Data lines –
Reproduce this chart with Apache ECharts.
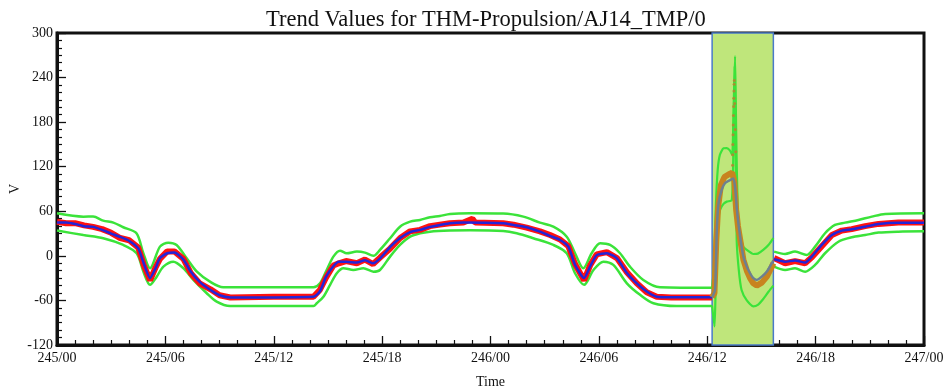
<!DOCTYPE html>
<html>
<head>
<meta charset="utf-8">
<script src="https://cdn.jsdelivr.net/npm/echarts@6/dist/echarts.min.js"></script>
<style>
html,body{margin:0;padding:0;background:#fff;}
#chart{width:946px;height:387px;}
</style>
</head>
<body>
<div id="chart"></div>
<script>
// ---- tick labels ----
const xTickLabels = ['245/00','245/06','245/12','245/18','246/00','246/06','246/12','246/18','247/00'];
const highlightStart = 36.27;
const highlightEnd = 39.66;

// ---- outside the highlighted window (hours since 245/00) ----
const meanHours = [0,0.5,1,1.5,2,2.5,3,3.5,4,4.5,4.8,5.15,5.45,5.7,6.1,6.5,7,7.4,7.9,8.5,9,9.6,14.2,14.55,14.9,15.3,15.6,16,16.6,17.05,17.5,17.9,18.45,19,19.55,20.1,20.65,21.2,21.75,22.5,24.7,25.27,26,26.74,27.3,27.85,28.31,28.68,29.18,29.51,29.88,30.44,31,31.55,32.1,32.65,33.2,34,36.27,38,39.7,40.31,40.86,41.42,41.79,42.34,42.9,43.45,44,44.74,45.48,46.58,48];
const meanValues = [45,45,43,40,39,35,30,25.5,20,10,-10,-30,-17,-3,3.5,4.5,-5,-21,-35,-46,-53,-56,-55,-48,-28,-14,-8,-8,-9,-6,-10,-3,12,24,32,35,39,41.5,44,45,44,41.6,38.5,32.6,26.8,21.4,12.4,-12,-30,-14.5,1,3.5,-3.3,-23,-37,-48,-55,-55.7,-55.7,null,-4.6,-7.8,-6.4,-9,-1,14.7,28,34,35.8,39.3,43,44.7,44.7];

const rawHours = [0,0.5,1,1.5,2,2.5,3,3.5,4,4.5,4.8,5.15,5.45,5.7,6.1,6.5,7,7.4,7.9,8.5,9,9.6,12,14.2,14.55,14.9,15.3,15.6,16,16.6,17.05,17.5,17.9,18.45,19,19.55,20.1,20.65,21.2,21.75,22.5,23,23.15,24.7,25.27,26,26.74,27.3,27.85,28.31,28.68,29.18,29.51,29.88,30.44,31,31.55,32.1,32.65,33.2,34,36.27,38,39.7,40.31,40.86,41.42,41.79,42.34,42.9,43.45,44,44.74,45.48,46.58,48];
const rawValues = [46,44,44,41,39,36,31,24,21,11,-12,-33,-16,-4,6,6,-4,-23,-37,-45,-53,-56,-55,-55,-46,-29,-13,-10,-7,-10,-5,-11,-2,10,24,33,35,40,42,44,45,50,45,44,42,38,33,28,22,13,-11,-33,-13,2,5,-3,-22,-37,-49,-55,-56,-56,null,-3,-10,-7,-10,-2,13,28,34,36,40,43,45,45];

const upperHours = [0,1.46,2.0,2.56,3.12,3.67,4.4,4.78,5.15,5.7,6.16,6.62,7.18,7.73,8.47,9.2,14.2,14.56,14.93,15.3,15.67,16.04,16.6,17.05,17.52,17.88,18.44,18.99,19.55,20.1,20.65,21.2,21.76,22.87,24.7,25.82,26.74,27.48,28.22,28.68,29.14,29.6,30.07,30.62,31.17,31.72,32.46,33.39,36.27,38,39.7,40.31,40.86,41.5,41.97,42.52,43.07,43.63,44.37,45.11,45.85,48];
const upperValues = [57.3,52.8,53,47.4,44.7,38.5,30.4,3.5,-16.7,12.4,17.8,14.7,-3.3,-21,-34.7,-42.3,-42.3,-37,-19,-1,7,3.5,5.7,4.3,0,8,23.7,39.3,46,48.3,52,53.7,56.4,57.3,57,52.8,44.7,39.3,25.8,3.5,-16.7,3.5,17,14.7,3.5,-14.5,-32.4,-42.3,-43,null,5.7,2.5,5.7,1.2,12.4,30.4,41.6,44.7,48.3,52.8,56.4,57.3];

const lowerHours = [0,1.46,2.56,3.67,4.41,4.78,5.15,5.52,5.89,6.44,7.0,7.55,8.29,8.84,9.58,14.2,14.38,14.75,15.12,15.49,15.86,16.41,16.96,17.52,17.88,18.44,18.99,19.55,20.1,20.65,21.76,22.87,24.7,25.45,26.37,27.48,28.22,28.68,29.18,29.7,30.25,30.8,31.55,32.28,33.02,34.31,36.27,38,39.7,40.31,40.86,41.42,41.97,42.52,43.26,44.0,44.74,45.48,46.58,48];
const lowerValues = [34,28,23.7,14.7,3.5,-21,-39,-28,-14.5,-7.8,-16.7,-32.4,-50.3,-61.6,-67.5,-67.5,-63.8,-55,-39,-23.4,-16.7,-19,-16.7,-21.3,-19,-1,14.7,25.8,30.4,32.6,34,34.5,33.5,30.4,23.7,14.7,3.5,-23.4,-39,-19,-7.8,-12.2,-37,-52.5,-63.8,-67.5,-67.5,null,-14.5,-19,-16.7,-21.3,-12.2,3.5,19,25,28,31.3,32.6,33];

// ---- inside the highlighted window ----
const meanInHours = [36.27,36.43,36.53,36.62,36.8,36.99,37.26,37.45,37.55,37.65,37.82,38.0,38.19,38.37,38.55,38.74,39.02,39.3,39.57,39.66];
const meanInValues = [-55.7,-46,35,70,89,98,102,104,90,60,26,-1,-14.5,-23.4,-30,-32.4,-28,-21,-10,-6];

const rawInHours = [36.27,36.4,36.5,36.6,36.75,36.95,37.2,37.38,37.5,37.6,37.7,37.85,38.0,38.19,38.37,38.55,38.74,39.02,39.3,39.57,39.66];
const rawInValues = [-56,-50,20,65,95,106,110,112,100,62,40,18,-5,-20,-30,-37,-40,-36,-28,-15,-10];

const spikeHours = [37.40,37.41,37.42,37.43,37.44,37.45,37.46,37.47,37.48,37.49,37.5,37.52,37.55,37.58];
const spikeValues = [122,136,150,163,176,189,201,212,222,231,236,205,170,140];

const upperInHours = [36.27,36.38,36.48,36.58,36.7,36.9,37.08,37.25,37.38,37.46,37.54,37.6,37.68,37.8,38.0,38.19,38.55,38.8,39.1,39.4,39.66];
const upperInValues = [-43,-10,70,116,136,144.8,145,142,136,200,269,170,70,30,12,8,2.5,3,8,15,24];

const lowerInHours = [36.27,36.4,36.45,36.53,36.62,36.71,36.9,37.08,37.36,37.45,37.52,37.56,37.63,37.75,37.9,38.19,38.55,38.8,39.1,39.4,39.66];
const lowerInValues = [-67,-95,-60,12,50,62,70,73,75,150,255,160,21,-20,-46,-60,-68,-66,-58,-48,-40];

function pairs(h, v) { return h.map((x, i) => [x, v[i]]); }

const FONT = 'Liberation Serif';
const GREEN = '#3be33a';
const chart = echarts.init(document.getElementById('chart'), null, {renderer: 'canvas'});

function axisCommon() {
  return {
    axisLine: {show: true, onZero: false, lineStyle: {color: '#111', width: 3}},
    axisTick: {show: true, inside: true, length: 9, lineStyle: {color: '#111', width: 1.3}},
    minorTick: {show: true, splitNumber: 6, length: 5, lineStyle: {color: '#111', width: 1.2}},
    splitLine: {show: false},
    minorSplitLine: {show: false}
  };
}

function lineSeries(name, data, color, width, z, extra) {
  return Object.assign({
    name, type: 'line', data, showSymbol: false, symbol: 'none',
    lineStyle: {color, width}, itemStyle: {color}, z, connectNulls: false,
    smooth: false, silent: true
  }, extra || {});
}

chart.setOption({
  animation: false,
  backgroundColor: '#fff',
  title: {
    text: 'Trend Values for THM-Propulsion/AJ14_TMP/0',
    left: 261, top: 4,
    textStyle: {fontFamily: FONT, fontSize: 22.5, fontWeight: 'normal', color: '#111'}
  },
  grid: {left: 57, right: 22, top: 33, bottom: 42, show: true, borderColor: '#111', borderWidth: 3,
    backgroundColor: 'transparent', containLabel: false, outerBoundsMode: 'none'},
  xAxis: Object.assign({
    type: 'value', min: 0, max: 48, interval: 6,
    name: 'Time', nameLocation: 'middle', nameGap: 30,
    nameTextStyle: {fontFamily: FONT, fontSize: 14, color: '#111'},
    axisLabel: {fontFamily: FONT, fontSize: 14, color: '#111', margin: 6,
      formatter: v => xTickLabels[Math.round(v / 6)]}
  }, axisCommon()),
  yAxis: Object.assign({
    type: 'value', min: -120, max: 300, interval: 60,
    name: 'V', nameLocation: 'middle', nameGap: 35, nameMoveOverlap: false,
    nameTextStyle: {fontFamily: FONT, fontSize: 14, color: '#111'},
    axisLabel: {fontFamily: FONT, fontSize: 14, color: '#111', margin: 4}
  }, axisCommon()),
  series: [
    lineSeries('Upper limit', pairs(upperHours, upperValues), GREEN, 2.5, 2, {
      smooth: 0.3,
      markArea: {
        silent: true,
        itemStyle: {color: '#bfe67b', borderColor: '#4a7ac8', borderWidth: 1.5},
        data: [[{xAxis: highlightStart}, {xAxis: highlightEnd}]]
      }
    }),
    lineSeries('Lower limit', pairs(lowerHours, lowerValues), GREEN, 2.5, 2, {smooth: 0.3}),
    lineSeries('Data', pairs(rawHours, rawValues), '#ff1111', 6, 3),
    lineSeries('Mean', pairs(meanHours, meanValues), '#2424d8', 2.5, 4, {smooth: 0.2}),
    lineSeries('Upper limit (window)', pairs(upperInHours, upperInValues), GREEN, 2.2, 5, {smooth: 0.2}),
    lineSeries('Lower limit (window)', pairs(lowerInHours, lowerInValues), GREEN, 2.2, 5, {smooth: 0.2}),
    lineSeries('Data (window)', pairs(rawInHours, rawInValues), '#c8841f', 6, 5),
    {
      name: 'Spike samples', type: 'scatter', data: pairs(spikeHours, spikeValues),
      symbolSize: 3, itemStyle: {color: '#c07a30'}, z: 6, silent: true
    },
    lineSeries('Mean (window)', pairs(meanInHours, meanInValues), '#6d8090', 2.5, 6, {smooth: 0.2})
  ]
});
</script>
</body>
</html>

What is asked – Take the lines from the start of the material to the line with "const highlightEnd = 39.66;", both included, and transcribe them exactly without the pictures.

Answer below –
Reproduce this chart with Apache ECharts.
<!DOCTYPE html>
<html>
<head>
<meta charset="utf-8">
<script src="https://cdn.jsdelivr.net/npm/echarts@6/dist/echarts.min.js"></script>
<style>
html,body{margin:0;padding:0;background:#fff;}
#chart{width:946px;height:387px;}
</style>
</head>
<body>
<div id="chart"></div>
<script>
// ---- tick labels ----
const xTickLabels = ['245/00','245/06','245/12','245/18','246/00','246/06','246/12','246/18','247/00'];
const highlightStart = 36.27;
const highlightEnd = 39.66;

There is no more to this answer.